- [WHAT YOU HAVE TO DO]: Retype the data exactly, from its first line to the line containing "(0,0) rectangle (1568,841);", including both, and skip any picture.

***** DATASET CONTENT *****

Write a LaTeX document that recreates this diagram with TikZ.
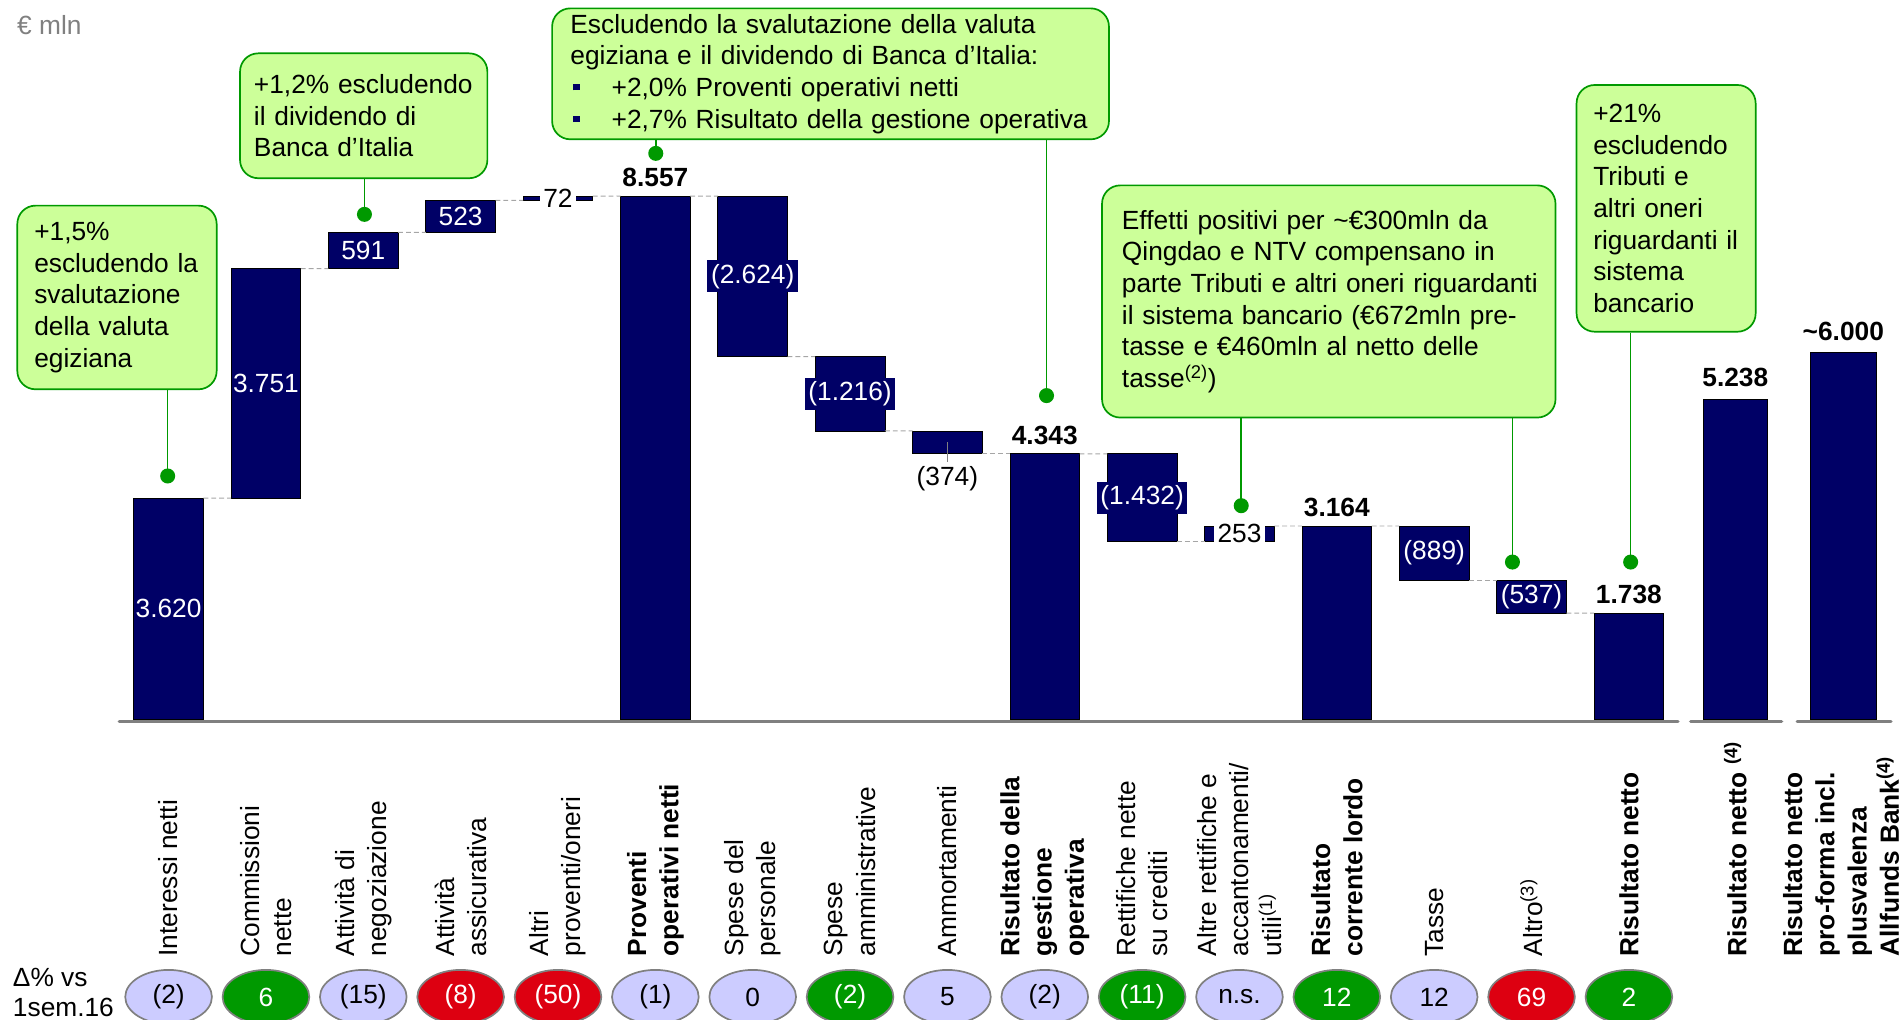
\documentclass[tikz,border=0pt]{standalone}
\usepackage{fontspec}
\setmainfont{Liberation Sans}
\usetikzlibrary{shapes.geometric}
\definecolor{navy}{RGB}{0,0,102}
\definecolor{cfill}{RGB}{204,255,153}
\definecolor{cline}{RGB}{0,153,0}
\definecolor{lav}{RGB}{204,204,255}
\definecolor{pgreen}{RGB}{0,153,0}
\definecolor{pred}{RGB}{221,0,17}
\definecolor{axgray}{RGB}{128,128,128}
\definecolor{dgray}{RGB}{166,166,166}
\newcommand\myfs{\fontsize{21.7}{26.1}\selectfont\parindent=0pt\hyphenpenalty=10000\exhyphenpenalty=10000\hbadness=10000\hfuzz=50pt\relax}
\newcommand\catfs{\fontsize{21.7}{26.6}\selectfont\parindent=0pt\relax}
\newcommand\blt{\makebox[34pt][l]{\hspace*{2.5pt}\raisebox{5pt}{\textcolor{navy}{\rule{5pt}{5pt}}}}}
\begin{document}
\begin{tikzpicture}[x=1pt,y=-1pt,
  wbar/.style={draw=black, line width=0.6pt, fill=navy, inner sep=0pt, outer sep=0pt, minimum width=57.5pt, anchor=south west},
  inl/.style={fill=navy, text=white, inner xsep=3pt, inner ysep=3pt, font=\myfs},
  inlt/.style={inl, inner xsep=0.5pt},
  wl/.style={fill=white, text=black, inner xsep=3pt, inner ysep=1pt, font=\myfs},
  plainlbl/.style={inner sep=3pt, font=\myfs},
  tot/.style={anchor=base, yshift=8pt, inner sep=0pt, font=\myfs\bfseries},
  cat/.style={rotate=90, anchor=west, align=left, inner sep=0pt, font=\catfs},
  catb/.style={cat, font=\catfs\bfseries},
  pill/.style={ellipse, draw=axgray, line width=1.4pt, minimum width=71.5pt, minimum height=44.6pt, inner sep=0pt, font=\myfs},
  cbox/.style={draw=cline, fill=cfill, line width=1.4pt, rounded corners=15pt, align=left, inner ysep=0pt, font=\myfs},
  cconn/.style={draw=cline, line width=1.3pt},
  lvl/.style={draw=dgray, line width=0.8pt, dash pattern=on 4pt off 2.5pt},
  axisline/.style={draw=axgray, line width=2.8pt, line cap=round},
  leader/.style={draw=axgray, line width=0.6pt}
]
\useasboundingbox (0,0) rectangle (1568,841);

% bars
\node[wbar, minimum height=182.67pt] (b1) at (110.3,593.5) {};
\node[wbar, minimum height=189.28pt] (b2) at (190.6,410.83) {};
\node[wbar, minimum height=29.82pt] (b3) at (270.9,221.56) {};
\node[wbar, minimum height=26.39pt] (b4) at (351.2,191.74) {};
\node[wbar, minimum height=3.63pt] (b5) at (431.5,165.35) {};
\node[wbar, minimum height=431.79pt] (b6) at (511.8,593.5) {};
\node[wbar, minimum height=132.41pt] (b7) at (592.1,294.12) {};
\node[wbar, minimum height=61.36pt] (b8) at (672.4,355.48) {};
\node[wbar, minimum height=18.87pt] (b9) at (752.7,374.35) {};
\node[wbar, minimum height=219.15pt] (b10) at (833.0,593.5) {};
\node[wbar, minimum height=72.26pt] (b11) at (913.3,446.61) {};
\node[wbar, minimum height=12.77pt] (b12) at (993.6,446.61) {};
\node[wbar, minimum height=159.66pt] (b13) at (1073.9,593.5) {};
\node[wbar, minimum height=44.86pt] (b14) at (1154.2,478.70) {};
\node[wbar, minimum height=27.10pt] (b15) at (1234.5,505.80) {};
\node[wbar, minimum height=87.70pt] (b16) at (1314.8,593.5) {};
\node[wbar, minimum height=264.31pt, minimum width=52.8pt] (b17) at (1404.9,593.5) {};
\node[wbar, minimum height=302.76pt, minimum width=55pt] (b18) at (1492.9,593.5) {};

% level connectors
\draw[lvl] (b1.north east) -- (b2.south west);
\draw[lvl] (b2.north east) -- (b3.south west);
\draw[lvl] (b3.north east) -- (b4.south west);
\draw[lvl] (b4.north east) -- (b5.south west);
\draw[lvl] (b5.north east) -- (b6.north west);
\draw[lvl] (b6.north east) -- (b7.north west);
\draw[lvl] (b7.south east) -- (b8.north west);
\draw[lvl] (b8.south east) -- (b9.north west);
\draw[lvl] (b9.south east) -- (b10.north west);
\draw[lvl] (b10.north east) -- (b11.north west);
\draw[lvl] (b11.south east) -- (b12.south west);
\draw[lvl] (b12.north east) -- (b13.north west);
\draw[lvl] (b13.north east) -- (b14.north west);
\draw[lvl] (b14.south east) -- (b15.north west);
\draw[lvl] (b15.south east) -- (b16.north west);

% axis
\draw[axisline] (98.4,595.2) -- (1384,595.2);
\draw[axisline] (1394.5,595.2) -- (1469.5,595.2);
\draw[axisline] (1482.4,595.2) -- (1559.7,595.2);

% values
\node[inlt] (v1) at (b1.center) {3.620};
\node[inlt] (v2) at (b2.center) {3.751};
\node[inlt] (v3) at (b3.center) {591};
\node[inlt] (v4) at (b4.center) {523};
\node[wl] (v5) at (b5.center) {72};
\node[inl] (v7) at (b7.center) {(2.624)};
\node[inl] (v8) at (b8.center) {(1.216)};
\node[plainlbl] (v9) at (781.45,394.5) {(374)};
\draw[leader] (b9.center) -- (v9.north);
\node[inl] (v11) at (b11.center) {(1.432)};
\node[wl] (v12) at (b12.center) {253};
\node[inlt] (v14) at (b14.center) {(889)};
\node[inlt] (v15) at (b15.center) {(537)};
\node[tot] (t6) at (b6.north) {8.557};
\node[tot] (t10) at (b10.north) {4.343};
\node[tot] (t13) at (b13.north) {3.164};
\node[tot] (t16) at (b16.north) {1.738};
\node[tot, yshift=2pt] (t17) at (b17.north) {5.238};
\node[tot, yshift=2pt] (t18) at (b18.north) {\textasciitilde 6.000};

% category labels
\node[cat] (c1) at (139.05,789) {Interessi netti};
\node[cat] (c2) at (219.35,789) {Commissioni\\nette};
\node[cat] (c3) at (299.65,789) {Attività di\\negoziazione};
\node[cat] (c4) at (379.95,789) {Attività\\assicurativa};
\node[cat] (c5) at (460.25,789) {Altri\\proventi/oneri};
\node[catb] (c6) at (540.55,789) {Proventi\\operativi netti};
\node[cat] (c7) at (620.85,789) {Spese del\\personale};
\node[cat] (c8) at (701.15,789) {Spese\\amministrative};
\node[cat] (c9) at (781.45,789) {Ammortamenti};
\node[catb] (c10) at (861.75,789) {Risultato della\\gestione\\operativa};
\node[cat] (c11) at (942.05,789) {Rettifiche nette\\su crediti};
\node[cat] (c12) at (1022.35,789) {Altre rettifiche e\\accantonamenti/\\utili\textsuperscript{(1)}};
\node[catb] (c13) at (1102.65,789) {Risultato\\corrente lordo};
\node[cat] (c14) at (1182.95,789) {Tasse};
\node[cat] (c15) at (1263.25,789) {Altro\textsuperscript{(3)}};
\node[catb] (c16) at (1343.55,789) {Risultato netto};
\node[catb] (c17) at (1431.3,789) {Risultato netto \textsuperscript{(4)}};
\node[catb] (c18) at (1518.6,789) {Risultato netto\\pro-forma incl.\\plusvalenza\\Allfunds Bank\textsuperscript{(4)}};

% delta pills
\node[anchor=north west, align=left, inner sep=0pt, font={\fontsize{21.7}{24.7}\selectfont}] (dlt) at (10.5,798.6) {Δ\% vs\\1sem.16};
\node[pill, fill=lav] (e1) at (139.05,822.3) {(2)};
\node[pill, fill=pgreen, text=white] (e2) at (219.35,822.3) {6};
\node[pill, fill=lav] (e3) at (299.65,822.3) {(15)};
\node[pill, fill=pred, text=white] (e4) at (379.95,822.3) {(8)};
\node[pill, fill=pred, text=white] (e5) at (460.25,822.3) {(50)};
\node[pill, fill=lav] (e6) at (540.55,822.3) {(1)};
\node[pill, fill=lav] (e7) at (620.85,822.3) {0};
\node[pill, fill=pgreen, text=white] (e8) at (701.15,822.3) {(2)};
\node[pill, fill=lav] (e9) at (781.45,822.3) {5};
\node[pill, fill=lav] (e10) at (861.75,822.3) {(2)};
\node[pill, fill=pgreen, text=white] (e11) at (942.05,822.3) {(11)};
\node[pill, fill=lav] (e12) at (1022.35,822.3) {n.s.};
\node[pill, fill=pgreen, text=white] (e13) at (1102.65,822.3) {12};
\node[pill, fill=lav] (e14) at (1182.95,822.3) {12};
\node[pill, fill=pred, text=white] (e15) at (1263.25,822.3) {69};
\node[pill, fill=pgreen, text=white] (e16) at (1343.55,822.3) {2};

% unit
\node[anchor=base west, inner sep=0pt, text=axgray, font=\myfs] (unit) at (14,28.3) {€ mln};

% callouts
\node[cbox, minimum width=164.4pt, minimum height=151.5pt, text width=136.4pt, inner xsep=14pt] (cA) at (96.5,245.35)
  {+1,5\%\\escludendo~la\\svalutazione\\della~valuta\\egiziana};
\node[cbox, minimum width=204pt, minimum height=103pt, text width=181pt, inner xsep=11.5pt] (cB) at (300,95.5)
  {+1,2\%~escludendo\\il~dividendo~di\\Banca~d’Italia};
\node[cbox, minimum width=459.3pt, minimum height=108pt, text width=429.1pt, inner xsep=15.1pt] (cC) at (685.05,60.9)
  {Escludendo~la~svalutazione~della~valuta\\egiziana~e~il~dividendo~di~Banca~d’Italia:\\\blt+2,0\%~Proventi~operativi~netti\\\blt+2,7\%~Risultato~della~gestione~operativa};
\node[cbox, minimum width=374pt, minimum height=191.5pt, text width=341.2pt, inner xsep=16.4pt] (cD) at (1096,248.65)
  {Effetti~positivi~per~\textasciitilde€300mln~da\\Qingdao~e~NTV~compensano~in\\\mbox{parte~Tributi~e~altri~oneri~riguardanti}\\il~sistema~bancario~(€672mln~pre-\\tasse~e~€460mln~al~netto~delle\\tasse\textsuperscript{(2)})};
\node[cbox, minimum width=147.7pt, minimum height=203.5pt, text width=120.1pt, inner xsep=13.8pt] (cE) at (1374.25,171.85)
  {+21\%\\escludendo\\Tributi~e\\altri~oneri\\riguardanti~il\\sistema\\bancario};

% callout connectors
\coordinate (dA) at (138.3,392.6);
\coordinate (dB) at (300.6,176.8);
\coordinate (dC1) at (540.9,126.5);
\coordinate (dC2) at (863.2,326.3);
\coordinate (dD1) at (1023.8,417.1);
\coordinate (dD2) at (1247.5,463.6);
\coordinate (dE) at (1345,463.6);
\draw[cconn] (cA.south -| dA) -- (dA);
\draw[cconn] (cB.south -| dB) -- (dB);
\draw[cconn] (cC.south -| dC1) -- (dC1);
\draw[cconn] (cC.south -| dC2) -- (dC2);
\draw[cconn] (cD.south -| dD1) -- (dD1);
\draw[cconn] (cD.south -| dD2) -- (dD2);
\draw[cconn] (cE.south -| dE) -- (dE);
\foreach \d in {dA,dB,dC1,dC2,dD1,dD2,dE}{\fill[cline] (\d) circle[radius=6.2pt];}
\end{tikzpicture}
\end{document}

*****

- [TASK RESPONSE]:
Write a LaTeX document that recreates this diagram with TikZ.
\documentclass[tikz,border=0pt]{standalone}
\usepackage{fontspec}
\setmainfont{Liberation Sans}
\usetikzlibrary{shapes.geometric}
\definecolor{navy}{RGB}{0,0,102}
\definecolor{cfill}{RGB}{204,255,153}
\definecolor{cline}{RGB}{0,153,0}
\definecolor{lav}{RGB}{204,204,255}
\definecolor{pgreen}{RGB}{0,153,0}
\definecolor{pred}{RGB}{221,0,17}
\definecolor{axgray}{RGB}{128,128,128}
\definecolor{dgray}{RGB}{166,166,166}
\newcommand\myfs{\fontsize{21.7}{26.1}\selectfont\parindent=0pt\hyphenpenalty=10000\exhyphenpenalty=10000\hbadness=10000\hfuzz=50pt\relax}
\newcommand\catfs{\fontsize{21.7}{26.6}\selectfont\parindent=0pt\relax}
\newcommand\blt{\makebox[34pt][l]{\hspace*{2.5pt}\raisebox{5pt}{\textcolor{navy}{\rule{5pt}{5pt}}}}}
\begin{document}
\begin{tikzpicture}[x=1pt,y=-1pt,
  wbar/.style={draw=black, line width=0.6pt, fill=navy, inner sep=0pt, outer sep=0pt, minimum width=57.5pt, anchor=south west},
  inl/.style={fill=navy, text=white, inner xsep=3pt, inner ysep=3pt, font=\myfs},
  inlt/.style={inl, inner xsep=0.5pt},
  wl/.style={fill=white, text=black, inner xsep=3pt, inner ysep=1pt, font=\myfs},
  plainlbl/.style={inner sep=3pt, font=\myfs},
  tot/.style={anchor=base, yshift=8pt, inner sep=0pt, font=\myfs\bfseries},
  cat/.style={rotate=90, anchor=west, align=left, inner sep=0pt, font=\catfs},
  catb/.style={cat, font=\catfs\bfseries},
  pill/.style={ellipse, draw=axgray, line width=1.4pt, minimum width=71.5pt, minimum height=44.6pt, inner sep=0pt, font=\myfs},
  cbox/.style={draw=cline, fill=cfill, line width=1.4pt, rounded corners=15pt, align=left, inner ysep=0pt, font=\myfs},
  cconn/.style={draw=cline, line width=1.3pt},
  lvl/.style={draw=dgray, line width=0.8pt, dash pattern=on 4pt off 2.5pt},
  axisline/.style={draw=axgray, line width=2.8pt, line cap=round},
  leader/.style={draw=axgray, line width=0.6pt}
]
\useasboundingbox (0,0) rectangle (1568,841);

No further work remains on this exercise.